START Dataset content
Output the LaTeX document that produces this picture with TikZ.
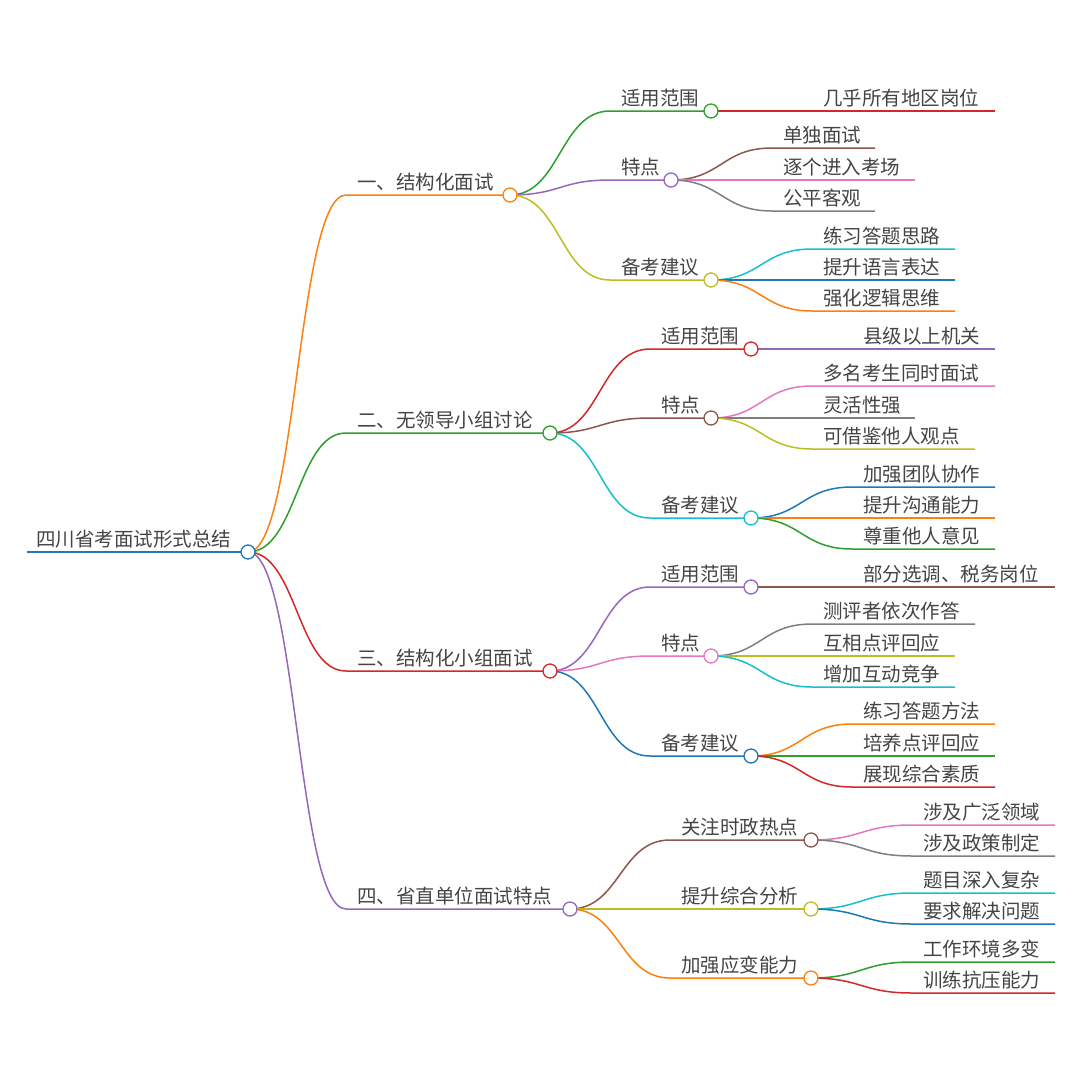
\documentclass[tikz,border=0pt]{standalone}
\usepackage{fontspec}
\setmainfont{Noto Sans CJK SC}
\usetikzlibrary{calc,backgrounds}
\definecolor{cOrange}{HTML}{FF7F0E}
\definecolor{cGreen}{HTML}{2CA02C}
\definecolor{cRed}{HTML}{D62728}
\definecolor{cPurple}{HTML}{9467BD}
\definecolor{cBrown}{HTML}{8C564B}
\definecolor{cPink}{HTML}{E377C2}
\definecolor{cGray}{HTML}{7F7F7F}
\definecolor{cOlive}{HTML}{BCBD22}
\definecolor{cCyan}{HTML}{17BECF}
\definecolor{cBlue}{HTML}{1F77B4}
\definecolor{txt}{HTML}{444444}
\tikzset{
  dot/.style={circle,draw=#1,fill=white,line width=1.3pt,minimum size=14pt,inner sep=0pt},
  link/.style={draw=#1,line width=1.5pt},
  lbl/.style={anchor=south west,inner sep=1pt,text=txt,font=\fontsize{19.5}{21}\selectfont}
}
% parent, name, colour, bend x, y, circle x, text
\newcommand\topic[7]{%
  \coordinate (#2-b) at (#4,#5);
  \node[dot=#3] (#2) at (#6,#5) {};
  \node[lbl] (#2-t) at ($(#2-b)+(10,-3)$) {#7};
  \coordinate (#2-m) at ($(#1)!0.5!(#2-b)$);
  \begin{pgfonlayer}{background}
    \draw[link=#3] (#1.center) .. controls (#2-m |- #1) and (#2-m |- #2-b) .. (#2-b) -- (#2.center);
  \end{pgfonlayer}}
% parent, name, colour, bend x, y, end x, text
\newcommand\leaf[7]{%
  \coordinate (#2-b) at (#4,#5);
  \coordinate (#2-e) at (#6,#5);
  \node[lbl] (#2-t) at ($(#2-b)+(10,-3)$) {#7};
  \coordinate (#2-m) at ($(#1)!0.5!(#2-b)$);
  \begin{pgfonlayer}{background}
    \draw[link=#3] (#1.center) .. controls (#2-m |- #1) and (#2-m |- #2-b) .. (#2-b) -- (#2-e);
  \end{pgfonlayer}}
\begin{document}
\begin{tikzpicture}[x=1pt,y=-1pt]
  \useasboundingbox (0,0) rectangle (1080,1080);
  % root
  \coordinate (start) at (27,552);
  \node[dot=cBlue] (root) at (248,552) {};
  \node[lbl] (root-t) at (35,549) {四川省考面试形式总结};
  \begin{pgfonlayer}{background}
    \draw[link=cBlue] (start) -- (root.center);
  \end{pgfonlayer}
  % main branches
  \topic{root}{a}{cOrange}{346}{195}{510}{一、结构化面试}
  \topic{root}{b}{cGreen}{346}{433}{550}{二、无领导小组讨论}
  \topic{root}{c}{cRed}{346}{671}{550}{三、结构化小组面试}
  \topic{root}{d}{cPurple}{346}{909}{570}{四、省直单位面试特点}
  % branch a
  \topic{a}{a1}{cGreen}{610}{111}{711}{适用范围}
  \topic{a}{a2}{cPurple}{610}{180}{671}{特点}
  \topic{a}{a3}{cOlive}{610}{280}{711}{备考建议}
  \leaf{a1}{a11}{cRed}{812}{111}{995}{几乎所有地区岗位}
  \leaf{a2}{a21}{cBrown}{772}{148}{875}{单独面试}
  \leaf{a2}{a22}{cPink}{772}{180}{915}{逐个进入考场}
  \leaf{a2}{a23}{cGray}{772}{211}{875}{公平客观}
  \leaf{a3}{a31}{cCyan}{812}{249}{955}{练习答题思路}
  \leaf{a3}{a32}{cBlue}{812}{280}{955}{提升语言表达}
  \leaf{a3}{a33}{cOrange}{812}{311}{955}{强化逻辑思维}
  % branch b
  \topic{b}{b1}{cRed}{650}{349}{751}{适用范围}
  \topic{b}{b2}{cBrown}{650}{418}{711}{特点}
  \topic{b}{b3}{cCyan}{650}{518}{751}{备考建议}
  \leaf{b1}{b11}{cPurple}{852}{349}{995}{县级以上机关}
  \leaf{b2}{b21}{cPink}{812}{386}{995}{多名考生同时面试}
  \leaf{b2}{b22}{cGray}{812}{418}{915}{灵活性强}
  \leaf{b2}{b23}{cOlive}{812}{449}{975}{可借鉴他人观点}
  \leaf{b3}{b31}{cBlue}{852}{487}{995}{加强团队协作}
  \leaf{b3}{b32}{cOrange}{852}{518}{995}{提升沟通能力}
  \leaf{b3}{b33}{cGreen}{852}{549}{995}{尊重他人意见}
  % branch c
  \topic{c}{c1}{cPurple}{650}{587}{751}{适用范围}
  \topic{c}{c2}{cPink}{650}{656}{711}{特点}
  \topic{c}{c3}{cBlue}{650}{756}{751}{备考建议}
  \leaf{c1}{c11}{cBrown}{852}{587}{1055}{部分选调、税务岗位}
  \leaf{c2}{c21}{cGray}{812}{624}{975}{测评者依次作答}
  \leaf{c2}{c22}{cOlive}{812}{656}{955}{互相点评回应}
  \leaf{c2}{c23}{cCyan}{812}{687}{955}{增加互动竞争}
  \leaf{c3}{c31}{cOrange}{852}{724}{995}{练习答题方法}
  \leaf{c3}{c32}{cGreen}{852}{756}{995}{培养点评回应}
  \leaf{c3}{c33}{cRed}{852}{787}{995}{展现综合素质}
  % branch d
  \topic{d}{d1}{cBrown}{670}{840}{811}{关注时政热点}
  \topic{d}{d2}{cOlive}{670}{909}{811}{提升综合分析}
  \topic{d}{d3}{cOrange}{670}{978}{811}{加强应变能力}
  \leaf{d1}{d11}{cPink}{912}{825}{1055}{涉及广泛领域}
  \leaf{d1}{d12}{cGray}{912}{856}{1055}{涉及政策制定}
  \leaf{d2}{d21}{cCyan}{912}{893}{1055}{题目深入复杂}
  \leaf{d2}{d22}{cBlue}{912}{924}{1055}{要求解决问题}
  \leaf{d3}{d31}{cGreen}{912}{962}{1055}{工作环境多变}
  \leaf{d3}{d32}{cRed}{912}{993}{1055}{训练抗压能力}
\end{tikzpicture}
\end{document}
END Dataset content
> _Exercise details_
In this exercise, set down all of the data exactly, without the pictures.

> _Written solution_
Output the LaTeX document that produces this picture with TikZ.
\documentclass[tikz,border=0pt]{standalone}
\usepackage{fontspec}
\setmainfont{Noto Sans CJK SC}
\usetikzlibrary{calc,backgrounds}
\definecolor{cOrange}{HTML}{FF7F0E}
\definecolor{cGreen}{HTML}{2CA02C}
\definecolor{cRed}{HTML}{D62728}
\definecolor{cPurple}{HTML}{9467BD}
\definecolor{cBrown}{HTML}{8C564B}
\definecolor{cPink}{HTML}{E377C2}
\definecolor{cGray}{HTML}{7F7F7F}
\definecolor{cOlive}{HTML}{BCBD22}
\definecolor{cCyan}{HTML}{17BECF}
\definecolor{cBlue}{HTML}{1F77B4}
\definecolor{txt}{HTML}{444444}
\tikzset{
  dot/.style={circle,draw=#1,fill=white,line width=1.3pt,minimum size=14pt,inner sep=0pt},
  link/.style={draw=#1,line width=1.5pt},
  lbl/.style={anchor=south west,inner sep=1pt,text=txt,font=\fontsize{19.5}{21}\selectfont}
}
% parent, name, colour, bend x, y, circle x, text
\newcommand\topic[7]{%
  \coordinate (#2-b) at (#4,#5);
  \node[dot=#3] (#2) at (#6,#5) {};
  \node[lbl] (#2-t) at ($(#2-b)+(10,-3)$) {#7};
  \coordinate (#2-m) at ($(#1)!0.5!(#2-b)$);
  \begin{pgfonlayer}{background}
    \draw[link=#3] (#1.center) .. controls (#2-m |- #1) and (#2-m |- #2-b) .. (#2-b) -- (#2.center);
  \end{pgfonlayer}}
% parent, name, colour, bend x, y, end x, text
\newcommand\leaf[7]{%
  \coordinate (#2-b) at (#4,#5);
  \coordinate (#2-e) at (#6,#5);
  \node[lbl] (#2-t) at ($(#2-b)+(10,-3)$) {#7};
  \coordinate (#2-m) at ($(#1)!0.5!(#2-b)$);
  \begin{pgfonlayer}{background}
    \draw[link=#3] (#1.center) .. controls (#2-m |- #1) and (#2-m |- #2-b) .. (#2-b) -- (#2-e);
  \end{pgfonlayer}}
\begin{document}
\begin{tikzpicture}[x=1pt,y=-1pt]
  \useasboundingbox (0,0) rectangle (1080,1080);
  % root
  \coordinate (start) at (27,552);
  \node[dot=cBlue] (root) at (248,552) {};
  \node[lbl] (root-t) at (35,549) {四川省考面试形式总结};
  \begin{pgfonlayer}{background}
    \draw[link=cBlue] (start) -- (root.center);
  \end{pgfonlayer}
  % main branches
  \topic{root}{a}{cOrange}{346}{195}{510}{一、结构化面试}
  \topic{root}{b}{cGreen}{346}{433}{550}{二、无领导小组讨论}
  \topic{root}{c}{cRed}{346}{671}{550}{三、结构化小组面试}
  \topic{root}{d}{cPurple}{346}{909}{570}{四、省直单位面试特点}
  % branch a
  \topic{a}{a1}{cGreen}{610}{111}{711}{适用范围}
  \topic{a}{a2}{cPurple}{610}{180}{671}{特点}
  \topic{a}{a3}{cOlive}{610}{280}{711}{备考建议}
  \leaf{a1}{a11}{cRed}{812}{111}{995}{几乎所有地区岗位}
  \leaf{a2}{a21}{cBrown}{772}{148}{875}{单独面试}
  \leaf{a2}{a22}{cPink}{772}{180}{915}{逐个进入考场}
  \leaf{a2}{a23}{cGray}{772}{211}{875}{公平客观}
  \leaf{a3}{a31}{cCyan}{812}{249}{955}{练习答题思路}
  \leaf{a3}{a32}{cBlue}{812}{280}{955}{提升语言表达}
  \leaf{a3}{a33}{cOrange}{812}{311}{955}{强化逻辑思维}
  % branch b
  \topic{b}{b1}{cRed}{650}{349}{751}{适用范围}
  \topic{b}{b2}{cBrown}{650}{418}{711}{特点}
  \topic{b}{b3}{cCyan}{650}{518}{751}{备考建议}
  \leaf{b1}{b11}{cPurple}{852}{349}{995}{县级以上机关}
  \leaf{b2}{b21}{cPink}{812}{386}{995}{多名考生同时面试}
  \leaf{b2}{b22}{cGray}{812}{418}{915}{灵活性强}
  \leaf{b2}{b23}{cOlive}{812}{449}{975}{可借鉴他人观点}
  \leaf{b3}{b31}{cBlue}{852}{487}{995}{加强团队协作}
  \leaf{b3}{b32}{cOrange}{852}{518}{995}{提升沟通能力}
  \leaf{b3}{b33}{cGreen}{852}{549}{995}{尊重他人意见}
  % branch c
  \topic{c}{c1}{cPurple}{650}{587}{751}{适用范围}
  \topic{c}{c2}{cPink}{650}{656}{711}{特点}
  \topic{c}{c3}{cBlue}{650}{756}{751}{备考建议}
  \leaf{c1}{c11}{cBrown}{852}{587}{1055}{部分选调、税务岗位}
  \leaf{c2}{c21}{cGray}{812}{624}{975}{测评者依次作答}
  \leaf{c2}{c22}{cOlive}{812}{656}{955}{互相点评回应}
  \leaf{c2}{c23}{cCyan}{812}{687}{955}{增加互动竞争}
  \leaf{c3}{c31}{cOrange}{852}{724}{995}{练习答题方法}
  \leaf{c3}{c32}{cGreen}{852}{756}{995}{培养点评回应}
  \leaf{c3}{c33}{cRed}{852}{787}{995}{展现综合素质}
  % branch d
  \topic{d}{d1}{cBrown}{670}{840}{811}{关注时政热点}
  \topic{d}{d2}{cOlive}{670}{909}{811}{提升综合分析}
  \topic{d}{d3}{cOrange}{670}{978}{811}{加强应变能力}
  \leaf{d1}{d11}{cPink}{912}{825}{1055}{涉及广泛领域}
  \leaf{d1}{d12}{cGray}{912}{856}{1055}{涉及政策制定}
  \leaf{d2}{d21}{cCyan}{912}{893}{1055}{题目深入复杂}
  \leaf{d2}{d22}{cBlue}{912}{924}{1055}{要求解决问题}
  \leaf{d3}{d31}{cGreen}{912}{962}{1055}{工作环境多变}
  \leaf{d3}{d32}{cRed}{912}{993}{1055}{训练抗压能力}
\end{tikzpicture}
\end{document}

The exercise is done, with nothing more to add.